Wenige Tage vor einem Treffen der EU-Umweltminister in Brüssel erhöhen Klimaschützer den Druck auf die Bundesregierung. In Briefen an Wirtschaftsminister Sigmar Gabriel und Umweltministerin Barbara Hendricks (beide SPD) verlangt ein Bündnis nun Konsequenzen aus der Klimakonferenz in Paris. "Der Erfolg von Paris wird an der Umsetzung gemessen", heißt es in den Briefen, die der Süddeutschen Zeitung vorliegen. Die derzeitigen Klimaziele der EU aber stünden "nicht in Einklang mit den in Paris verabschiedeten Zielen". Die Staatengemeinschaft hatte sich im Dezember vorgenommen, die Erderwärmung auf höchstens zwei, nach Möglichkeit sogar 1,5 Grad Celsius zu begrenzen.
Die Umweltminister wollen am Freitag erste Schlüsse daraus ziehen.
Nach Auffassung der zwei Dutzend Unterzeichner, zu denen neben Umweltgruppen wie BUND, WWF, Nabu und Germanwatch auch kirchliche Einrichtungen zählen, müssen die EU-Ziele für 2030 nun gründlich überarbeitet werden. Schon im Herbst 2014 hatten sich die EU-Staaten die neuen Ziele gesetzt. Demnach wollen die Europäer bis zum Jahr 2030 die Treibhausgasemissionen um mindestens 40 Prozent senken. Bis dahin sollen 27 Prozent der europäischen Energie aus erneuerbaren Quellen stammen, während Energie um 27 Prozent effizienter eingesetzt werden soll.
Auch der Ausbau der erneuerbaren Energien müsse beschleunigt werden
Überall zu wenig, attestieren nun die Gruppen. So müsse die EU ihr Effizienzziel von 27 auf 40 Prozent aufstocken, und das fix. Das bisherige Ziel ist nicht verbindlich, soll aber bis 2020 noch einmal überprüft werden - um es gegebenenfalls anzuheben. Solange wollen die Umweltschützer nicht warten. Auch der Ausbau der erneuerbaren Energien müsse beschleunigt werden. "Das schwache Ziel von 27 Prozent führt zu einer deutlichen Absenkung der Investitionen in der kommenden Dekade", heißt es in dem Brief. Damit drohe die EU den Anschluss zu verlieren. "Wir bitten Sie, sich für eine deutliche Anhebung einzusetzen." Schon 2013 war EU-weit ein Anteil von 15 Prozent erreicht, neuere Zahlen liegen noch nicht vor.

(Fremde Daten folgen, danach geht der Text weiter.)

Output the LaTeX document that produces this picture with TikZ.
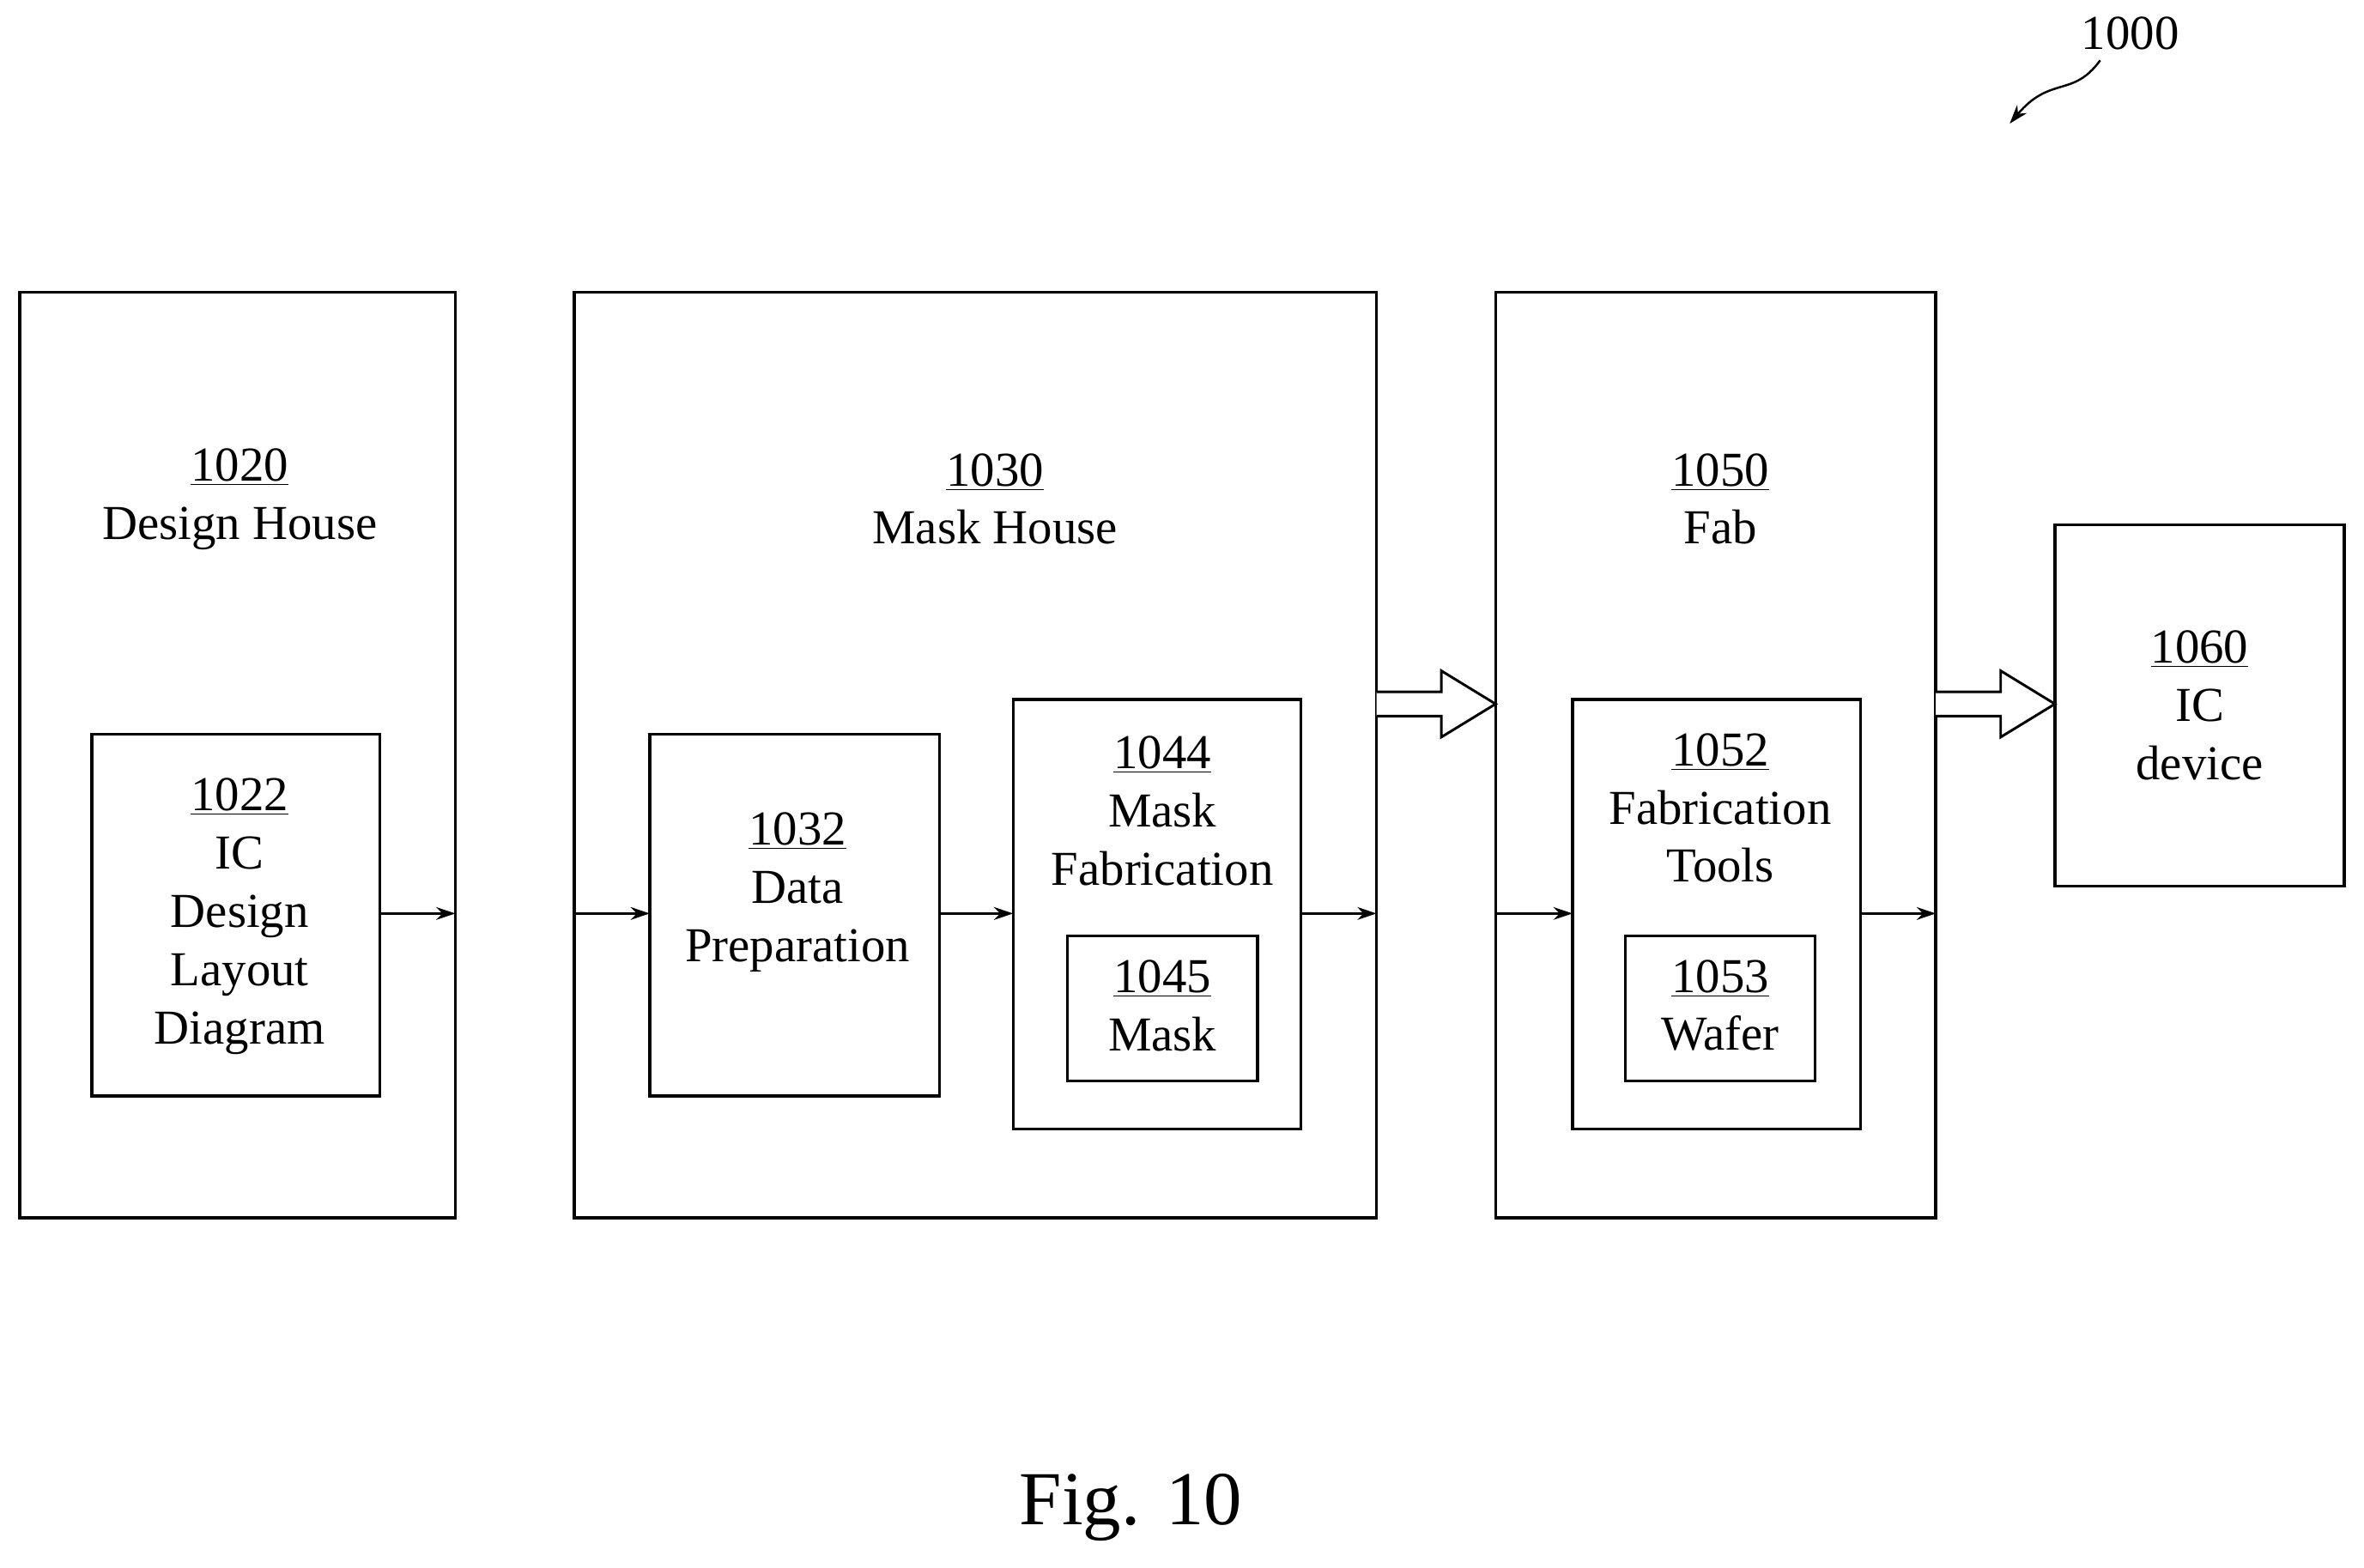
\documentclass[tikz,border=0pt]{standalone}
\usepackage{fontspec}
\setmainfont{Liberation Serif}
\usetikzlibrary{arrows.meta}
\begin{document}
\begin{tikzpicture}[x=0.025cm,y=-0.025cm,
  box/.style={draw,line width=1.4pt,inner sep=0pt},
  lbl/.style={align=center,font=\fontsize{23}{27.5}\selectfont,inner sep=0pt},
  arr/.style={line width=1.2pt,-{Stealth[length=9pt,width=6pt]}},
  dbl/.style={draw,line width=1.2pt,fill=white}]
\useasboundingbox (0,0) rectangle (1568,1040);
% outer boxes
\draw[box] (13,194) rectangle (302,808);
\draw[box] (381,194) rectangle (913,808);
\draw[box] (992,194) rectangle (1284,808);
\draw[box] (1363,348) rectangle (1555,588);
% inner boxes
\draw[box] (61,487) rectangle (252,727);
\draw[box] (431,487) rectangle (623,727);
\draw[box] (672,464) rectangle (863,749);
\draw[box] (708,621) rectangle (834,717);
\draw[box] (1043,464) rectangle (1234,749);
\draw[box] (1078,621) rectangle (1204,717);
% labels
\node[lbl] (t1020) at (159,331) {\underline{1020}\\Design House};
\node[lbl] (t1030) at (660,331) {\underline{1030}\\Mask House};
\node[lbl] (t1050) at (1141,331) {\underline{1050}\\Fab};
\node[lbl] (t1060) at (1459,468) {\underline{1060}\\IC\\device};
\node[lbl] (t1022) at (159,608) {\underline{1022}\\IC\\Design\\Layout\\Diagram};
\node[lbl] (t1032) at (529,592) {\underline{1032}\\Data\\Preparation};
\node[lbl] (t1044) at (771,538) {\underline{1044}\\Mask\\Fabrication};
\node[lbl] (t1045) at (771,667) {\underline{1045}\\Mask};
\node[lbl] (t1052) at (1141,536) {\underline{1052}\\Fabrication\\Tools};
\node[lbl] (t1053) at (1141,667) {\underline{1053}\\Wafer};
% small arrows
\coordinate (a1) at (252,606); \coordinate (a2) at (302,606);
\coordinate (b1) at (381,606); \coordinate (b2) at (431,606);
\coordinate (c1) at (623,606); \coordinate (c2) at (672,606);
\coordinate (d1) at (863,606); \coordinate (d2) at (913,606);
\coordinate (e1) at (992,606); \coordinate (e2) at (1043,606);
\coordinate (f1) at (1234,606); \coordinate (f2) at (1284,606);
\draw[arr] (a1)--(a2); \draw[arr] (b1)--(b2); \draw[arr] (c1)--(c2);
\draw[arr] (d1)--(d2); \draw[arr] (e1)--(e2); \draw[arr] (f1)--(f2);
% hollow arrows
\draw[dbl] (913,459)--(956,459)--(956,445)--(992,467)--(956,489)--(956,475)--(913,475);
\draw[dbl] (1284,459)--(1327,459)--(1327,445)--(1363,467)--(1327,489)--(1327,475)--(1284,475);
% reference label
\node[lbl] (t1000) at (1413,22) {1000};
\coordinate (r1) at (1393,40);
\coordinate (r2) at (1333,82);
\draw[line width=1pt,-{Stealth[length=9pt,width=6pt]}] (r1) .. controls (1375,65) and (1360,50) .. (r2);
\node[font=\fontsize{36}{40}\selectfont,inner sep=0pt] (fig) at (750,1000) {Fig. 10};
\end{tikzpicture}
\end{document}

Nur bei den Emissionen von Treibhausgasen fordern die Unterzeichner keine höheren Zielwerte - stattdessen machen sie Vorschläge, die auf deutlich mehr Klimaschutz hinauslaufen würden. So verlangen sie harte Regeln für Emissions-Minderungen in Verkehr, Landwirtschaft, Haushalten und Gewerbe. Auf keinen Fall dürfe hier angerechnet werden, was die EU etwa durch die Aufforstung von Wäldern an Emissionen einspare, wie es einige EU-Mitglieder fordern. Geschehe dies, sei das eine "indirekte Abschwächung" des Ziels. Auch müsse der Emissionshandel, dem sich Europas Kraftwerke und Fabriken unterwerfen müssen, verschärft werden. Er entfaltet seit Jahren kaum Wirkung, weil ein Überschuss an Zertifikaten deren Preise in den Keller gehen ließ. Um dies zu beheben, müssten überschüssige Zertifikate endgültig gelöscht werden. Die EU dagegen will sie schrittweise in eine Reserve überführen; die Zertifikate wären so nur vorübergehend dem Markt entzogen. Das neue System tritt aber erst 2019 in Kraft.
Schon vorher allerdings, nämlich 2018, muss die EU neue Klimaziele vorlegen, so wollen es die Beschlüsse von Paris. Sie sehen eine Überprüfung von Soll und Haben alle fünf Jahre vor. Rechtzeitig vorher müsse Brüssel deshalb einen neuen Klimaplan für das Jahr 2050 vorlegen. Dieser müsse auch darstellen, wie ein Beitrag der Union zum 1,5-Grad-Ziel aussehen könnte. Das Bundesumweltministerium will im Sommer einen ersten Plan vorlegen - für Deutschland.